更新：解决方案 最终追加到新列表而不是从当前列表中删除，但这有效。

#to append tuples
business_reviewer_and_influenced_reviewers = []

#loop through each user and create a single row df based on a match from the reviews df and our tuple values
for tup in unique_tuples:
    user_review_date = reviews_prior_to_influence_threshold.loc[(reviews_prior_to_influence_threshold.business_id == tup[0]) & 
                                                                (reviews_prior_to_influence_threshold.user_id == tup[1]), 'date']     

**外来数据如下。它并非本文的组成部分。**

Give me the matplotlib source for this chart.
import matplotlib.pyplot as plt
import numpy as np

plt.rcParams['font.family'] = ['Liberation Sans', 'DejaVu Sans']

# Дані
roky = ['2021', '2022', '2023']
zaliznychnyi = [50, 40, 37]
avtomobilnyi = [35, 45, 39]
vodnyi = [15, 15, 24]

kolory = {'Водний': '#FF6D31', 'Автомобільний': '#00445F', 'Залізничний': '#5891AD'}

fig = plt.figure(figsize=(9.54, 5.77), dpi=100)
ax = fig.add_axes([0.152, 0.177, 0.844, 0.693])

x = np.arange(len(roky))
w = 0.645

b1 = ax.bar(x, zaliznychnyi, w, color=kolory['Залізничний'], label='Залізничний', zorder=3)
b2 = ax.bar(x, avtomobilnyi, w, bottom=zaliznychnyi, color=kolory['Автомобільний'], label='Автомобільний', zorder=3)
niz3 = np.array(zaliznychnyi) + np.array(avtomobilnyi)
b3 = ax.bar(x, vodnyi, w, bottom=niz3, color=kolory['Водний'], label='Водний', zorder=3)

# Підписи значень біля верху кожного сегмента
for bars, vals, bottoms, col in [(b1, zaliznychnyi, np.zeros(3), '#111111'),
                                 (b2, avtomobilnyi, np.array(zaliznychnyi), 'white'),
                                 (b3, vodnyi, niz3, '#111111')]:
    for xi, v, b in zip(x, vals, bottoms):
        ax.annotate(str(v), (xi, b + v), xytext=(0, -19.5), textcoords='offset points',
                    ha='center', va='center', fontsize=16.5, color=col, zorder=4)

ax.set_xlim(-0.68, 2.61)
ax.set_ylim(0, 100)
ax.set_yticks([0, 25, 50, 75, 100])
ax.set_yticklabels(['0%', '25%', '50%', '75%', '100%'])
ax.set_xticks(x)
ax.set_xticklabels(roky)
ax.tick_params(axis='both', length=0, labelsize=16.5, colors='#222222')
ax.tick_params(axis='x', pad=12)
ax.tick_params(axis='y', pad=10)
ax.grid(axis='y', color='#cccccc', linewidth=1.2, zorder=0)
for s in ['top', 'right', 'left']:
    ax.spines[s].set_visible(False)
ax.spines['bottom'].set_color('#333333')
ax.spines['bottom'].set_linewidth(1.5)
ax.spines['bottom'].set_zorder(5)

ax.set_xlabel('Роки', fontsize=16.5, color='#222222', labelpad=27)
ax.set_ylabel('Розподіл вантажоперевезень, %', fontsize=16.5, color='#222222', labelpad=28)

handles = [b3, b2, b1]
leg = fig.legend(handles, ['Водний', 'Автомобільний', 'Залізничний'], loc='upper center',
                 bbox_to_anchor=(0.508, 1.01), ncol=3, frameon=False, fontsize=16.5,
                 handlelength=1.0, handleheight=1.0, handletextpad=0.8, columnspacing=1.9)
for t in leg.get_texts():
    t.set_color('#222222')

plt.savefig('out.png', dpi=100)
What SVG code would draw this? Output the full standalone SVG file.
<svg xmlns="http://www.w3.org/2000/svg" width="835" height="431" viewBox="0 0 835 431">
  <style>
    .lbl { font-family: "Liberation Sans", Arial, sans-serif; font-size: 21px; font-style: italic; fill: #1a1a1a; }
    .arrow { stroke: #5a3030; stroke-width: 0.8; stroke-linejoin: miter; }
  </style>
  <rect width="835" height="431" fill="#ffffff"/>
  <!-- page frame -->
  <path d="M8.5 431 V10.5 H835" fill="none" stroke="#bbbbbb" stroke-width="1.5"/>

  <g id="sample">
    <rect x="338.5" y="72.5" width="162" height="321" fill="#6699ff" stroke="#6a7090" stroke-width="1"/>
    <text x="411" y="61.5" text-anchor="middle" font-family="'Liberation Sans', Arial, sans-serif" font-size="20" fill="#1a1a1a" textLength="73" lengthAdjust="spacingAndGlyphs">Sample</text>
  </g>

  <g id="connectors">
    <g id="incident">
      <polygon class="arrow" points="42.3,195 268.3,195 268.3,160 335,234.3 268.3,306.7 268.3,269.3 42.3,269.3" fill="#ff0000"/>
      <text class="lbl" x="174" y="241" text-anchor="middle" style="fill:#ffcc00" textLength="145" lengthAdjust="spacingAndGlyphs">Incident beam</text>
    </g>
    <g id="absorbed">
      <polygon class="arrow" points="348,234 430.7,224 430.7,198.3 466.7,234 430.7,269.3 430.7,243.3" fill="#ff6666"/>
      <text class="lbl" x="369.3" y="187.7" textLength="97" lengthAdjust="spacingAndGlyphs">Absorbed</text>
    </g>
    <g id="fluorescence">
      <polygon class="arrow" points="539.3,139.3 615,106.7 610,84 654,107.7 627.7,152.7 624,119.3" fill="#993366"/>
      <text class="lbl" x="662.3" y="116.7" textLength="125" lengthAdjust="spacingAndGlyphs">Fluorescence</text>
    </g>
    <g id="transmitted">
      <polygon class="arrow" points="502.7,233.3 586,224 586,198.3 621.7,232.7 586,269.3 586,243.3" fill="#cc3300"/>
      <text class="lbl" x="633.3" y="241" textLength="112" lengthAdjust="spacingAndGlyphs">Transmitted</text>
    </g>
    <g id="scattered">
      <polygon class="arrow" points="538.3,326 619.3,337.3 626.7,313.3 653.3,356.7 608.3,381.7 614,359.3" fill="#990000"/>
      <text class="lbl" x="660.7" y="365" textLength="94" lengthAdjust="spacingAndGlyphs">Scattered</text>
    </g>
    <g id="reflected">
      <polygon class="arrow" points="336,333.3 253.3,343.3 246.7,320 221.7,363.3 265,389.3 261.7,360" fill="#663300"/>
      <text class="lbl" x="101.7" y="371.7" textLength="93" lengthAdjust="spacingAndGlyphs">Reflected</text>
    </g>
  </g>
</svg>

    user_review_date = user_review_date.values[0]

    #loop through list each friend of the reviewer that also reviewed the business in tup[2]
    for friend in tup[2]:
        friend_review_date = reviews_prior_to_influence_threshold.loc[(reviews_prior_to_influence_threshold.business_id == tup[0]) & 
                                                                      (reviews_prior_to_influence_threshold.user_id == friend), 'date']

        friend_review_date = friend_review_date.values[0]
        diff = pd.to_timedelta(friend_review_date - user_review_date).days

        #append business_id, reviewer, and influenced_reviewer as a tuple to a list
        if (diff >= 0) and (diff <= 62):
            business_reviewer_and_influenced_reviewers.append((tup[0], tup[1], friend))

【问题讨论】：

标签： python date pandas numpy

【解决方案1】：

数据框中的日期可能不是 datetime64 dtype 实例，因此是 invalid type comparison。您可以通过df.dtypes 查询。如果是这样，请使用df.date = pd.to_datetime(df.date)。

您的数据框中可能有一些日期为null，因此比较与“无”。使用df[pd.notnull(df.dates)]。

顺便说一句：减去日期应该会得到timedelta，因此您可能需要执行(friend_review.date - user_review.date).dt.days <= 62 之类的操作。

【讨论】：

@dsc03 check print type(friend_review)，你的其他变量就是你所期望的。
哦，有趣。 @connor.xyz timedelta 是否也包含数年？例如，friend_review.date = 2012/01/15 和 user_review.date = 2011/11/22。
@connorxyz 你上面写的函数返回多个布尔值。它不是减去两者，而是简单地评估每一个并返回一个布尔值
@dsc03 听起来像friend_review 和user_review 是Series 实例（这是type() 出现的地方）。我怀疑根本问题是你的迭代方案（即你实际上是在你期望你使用单个行或值的地方工作系列）。 DataFrame.iterrows() 和 Series.iteritems() 可能会有所帮助。